- MATERIAL FOR THIS TASK
:::

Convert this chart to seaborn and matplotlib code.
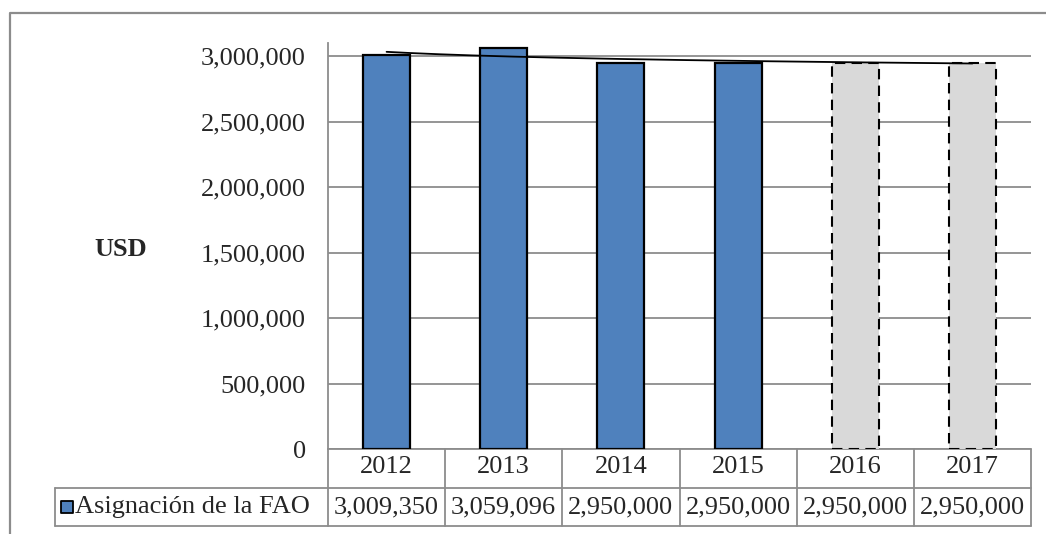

:::

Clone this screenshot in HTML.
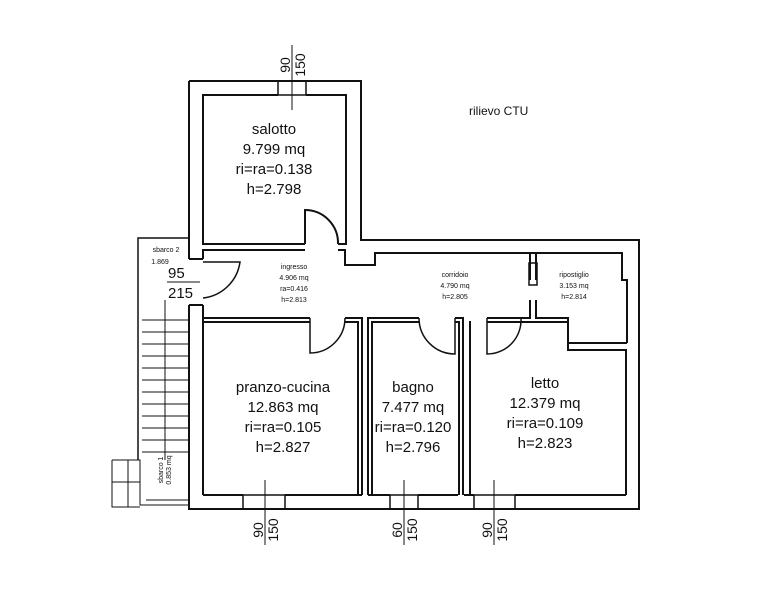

:::

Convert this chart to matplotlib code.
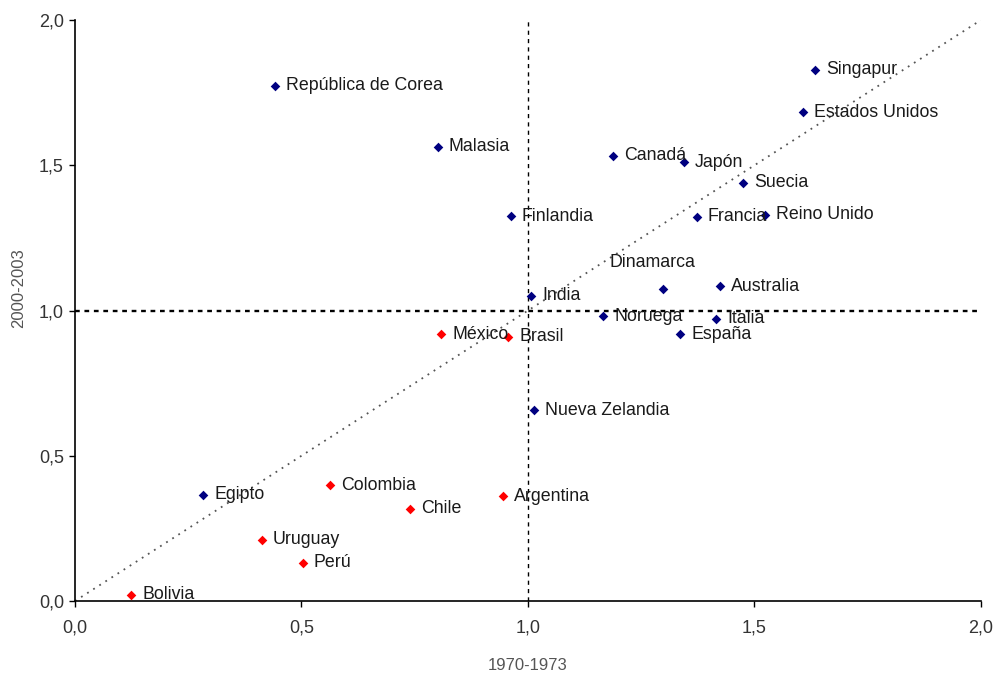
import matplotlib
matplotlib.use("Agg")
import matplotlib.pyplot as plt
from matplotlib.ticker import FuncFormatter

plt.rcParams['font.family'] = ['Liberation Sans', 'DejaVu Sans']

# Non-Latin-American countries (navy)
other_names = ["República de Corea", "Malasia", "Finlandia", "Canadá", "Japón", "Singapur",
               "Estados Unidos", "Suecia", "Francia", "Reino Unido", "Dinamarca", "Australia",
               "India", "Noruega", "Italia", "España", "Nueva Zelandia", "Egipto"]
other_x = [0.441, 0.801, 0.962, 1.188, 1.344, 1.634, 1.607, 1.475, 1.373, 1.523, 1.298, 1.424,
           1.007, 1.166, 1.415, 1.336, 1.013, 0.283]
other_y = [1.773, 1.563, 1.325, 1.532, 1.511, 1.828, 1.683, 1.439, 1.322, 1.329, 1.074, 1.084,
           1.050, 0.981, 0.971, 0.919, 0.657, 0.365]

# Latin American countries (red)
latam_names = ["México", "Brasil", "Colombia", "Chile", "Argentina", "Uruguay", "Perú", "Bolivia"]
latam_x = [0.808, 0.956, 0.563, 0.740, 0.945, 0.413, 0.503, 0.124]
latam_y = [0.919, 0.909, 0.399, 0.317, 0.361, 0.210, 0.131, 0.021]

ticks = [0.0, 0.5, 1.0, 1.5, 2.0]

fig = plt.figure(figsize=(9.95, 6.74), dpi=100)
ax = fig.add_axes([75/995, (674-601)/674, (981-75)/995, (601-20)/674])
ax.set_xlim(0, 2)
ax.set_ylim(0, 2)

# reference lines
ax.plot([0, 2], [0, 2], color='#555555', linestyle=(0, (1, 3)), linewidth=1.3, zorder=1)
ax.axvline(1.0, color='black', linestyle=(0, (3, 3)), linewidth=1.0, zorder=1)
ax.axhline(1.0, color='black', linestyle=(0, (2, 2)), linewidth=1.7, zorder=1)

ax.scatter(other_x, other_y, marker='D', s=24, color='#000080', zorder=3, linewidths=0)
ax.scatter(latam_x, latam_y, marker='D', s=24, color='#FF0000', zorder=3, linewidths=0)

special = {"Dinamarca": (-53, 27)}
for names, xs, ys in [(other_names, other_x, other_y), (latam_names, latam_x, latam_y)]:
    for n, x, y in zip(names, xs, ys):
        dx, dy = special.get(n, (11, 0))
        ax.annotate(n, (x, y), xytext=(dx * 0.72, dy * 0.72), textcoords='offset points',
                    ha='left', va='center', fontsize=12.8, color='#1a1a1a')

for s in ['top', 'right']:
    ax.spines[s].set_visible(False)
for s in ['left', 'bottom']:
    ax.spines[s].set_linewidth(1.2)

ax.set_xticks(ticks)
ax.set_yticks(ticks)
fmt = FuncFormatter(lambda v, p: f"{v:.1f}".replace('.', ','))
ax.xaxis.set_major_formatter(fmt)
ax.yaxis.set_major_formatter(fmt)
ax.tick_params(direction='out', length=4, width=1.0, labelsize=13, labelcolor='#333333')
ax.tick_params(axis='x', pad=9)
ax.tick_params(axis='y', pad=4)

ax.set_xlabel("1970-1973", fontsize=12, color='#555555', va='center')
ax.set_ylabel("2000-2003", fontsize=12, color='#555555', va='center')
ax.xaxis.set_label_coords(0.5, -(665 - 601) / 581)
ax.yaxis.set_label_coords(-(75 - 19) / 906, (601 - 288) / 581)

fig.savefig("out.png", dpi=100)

:::

- THE PROBLEM
Only the lines from the one with "Convert this chart to matplotlib code." down to the one with "plt.rcParams['font.family'] = ['Liberation" belong in your copy, both ends included; write them out exactly and skip any pictures.

- EXPECTED ANSWER
Convert this chart to matplotlib code.
import matplotlib
matplotlib.use("Agg")
import matplotlib.pyplot as plt
from matplotlib.ticker import FuncFormatter

plt.rcParams['font.family'] = ['Liberation Sans', 'DejaVu Sans']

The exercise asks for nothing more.